Sunday, March 12, 2000

Violinist Oundjian shines in CSO conducting debut

The Cincinnati Enquirer

        After 15 years sitting in the first violin chair of the Tokyo String Quartet, Peter Oundjian is carving out a career on the podium.

        In his Cincinnati Symphony Orchestra debut Friday night, Mr. Oundjian proved to be an exuberant conductor, often throwing his whole body into his direction with the same ardor that he once displayed playing string quartets.

        His confidence and musicianship were best reflected in the evening's opening work, Vaughan Williams' Fantasia on a Theme of Thomas Tallis. Based on a 16th-century theme, the work also uses ancient church modes. So, although it was played by full string orchestra, it had a compellingly archaic sound.

        The strings responded well to Mr. Oundjian's direction, and he effectively captured the spacious sonorities that give the work its “cathedral” sound. The most remarkable feature was the muted echo effect created by a small ensemble seated on risers behind the orchestra.

        Violinist Leonidas Kavakos, 33, brought a big virtuoso technique to Bartok's Violin Concerto No. 2, in his Music Hall debut. (He appeared at Riverbend in 1997.)
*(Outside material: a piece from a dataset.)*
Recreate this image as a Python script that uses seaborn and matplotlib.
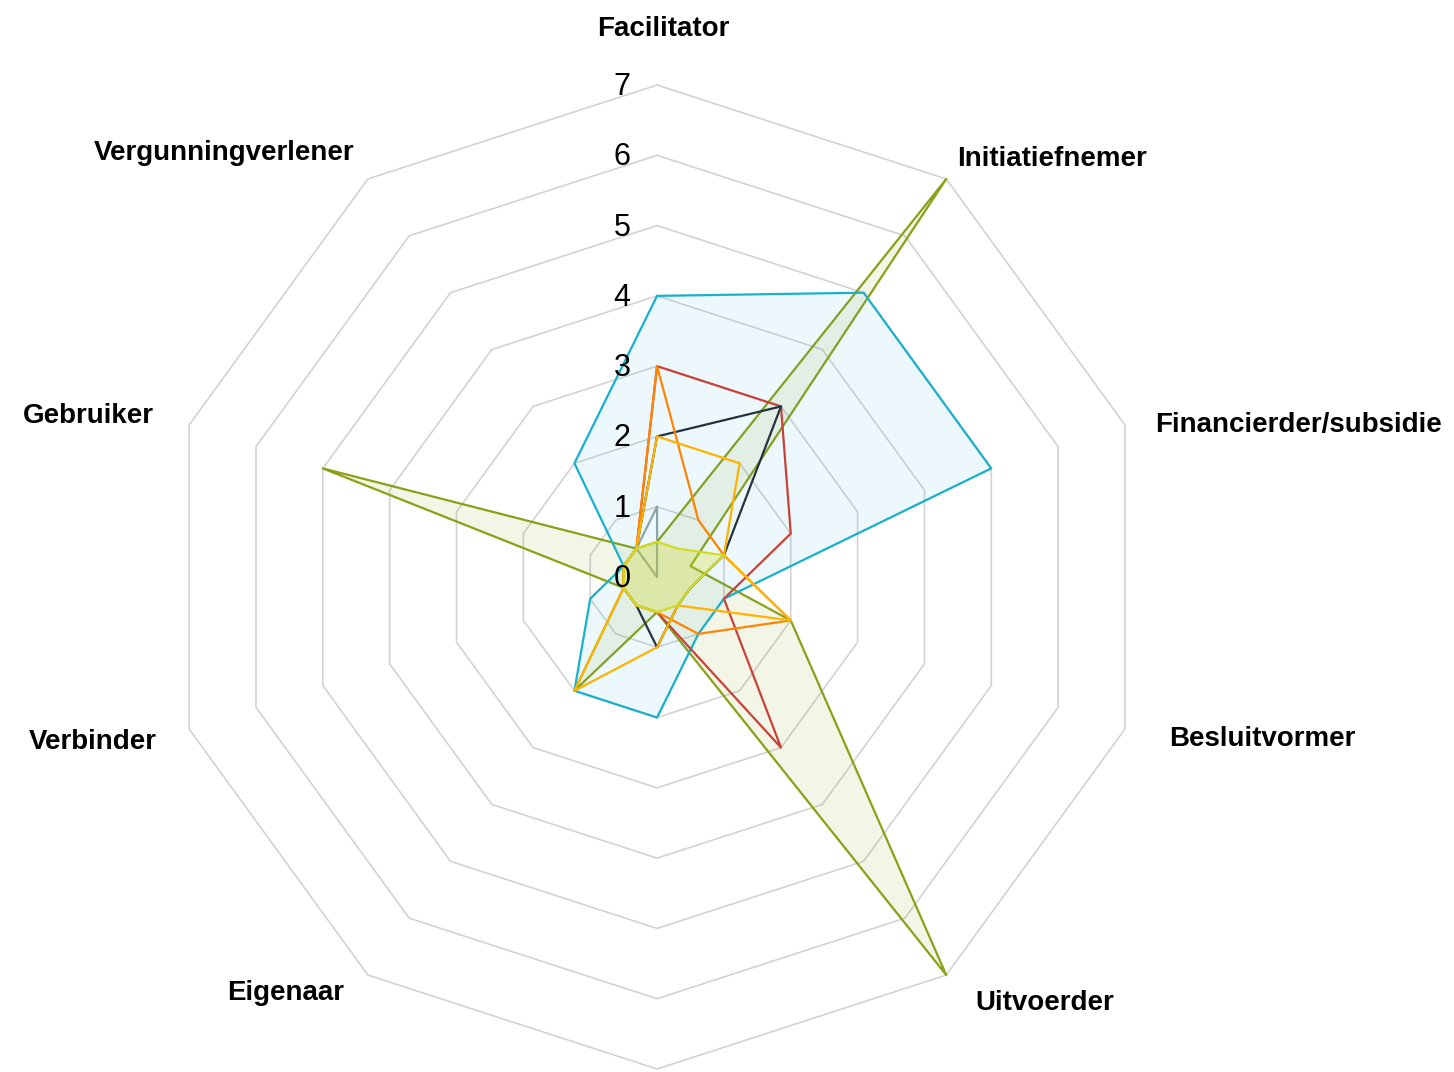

        Mr. Kavakos, a native of Athens, Greece, plays with plenty of fire. He has a formidable ability to dispatch high harmonics, glissandos and light ning passagework easily. His tone is beautiful, as projected in the poignant theme of the slow movement.

        A high point came in a scherzo-like variation in the Andante, which he attacked with almost supernatural lightness and stunning bow control.

        The violinist stood in the orchestra's center and focused on the conductor, hardly moving as he played. It wasn't until the finale that he relaxed and seemed to enjoy its diabolical fireworks.

        But oddly, something was missing — whether more soul or more cohesiveness between all of the parts. He seemed a reluctant showman; I wished he had communicated more with the audience.

        The orchestra's balance was excellent, and Mr. Oundjian stayed with him every inch of the way. However, the musicians sometimes lagged behind the soloist, causing the performance to lose spontaneity.

        The audience of 1,119 gave the warmest ovation to the concluding Symphony No. 1, Winter Dreams, by Tchaikovsky. Its weakness is that Tchaikovsky's musical personality was not yet well developed.

        Mr. Oundjian made an appealing case for the work, although more detail of phrasing would have made the reading more convincing. The strings responded to his direction with excellent ensemble work; Mr. Oundjian whipped up an exciting climax in the finale.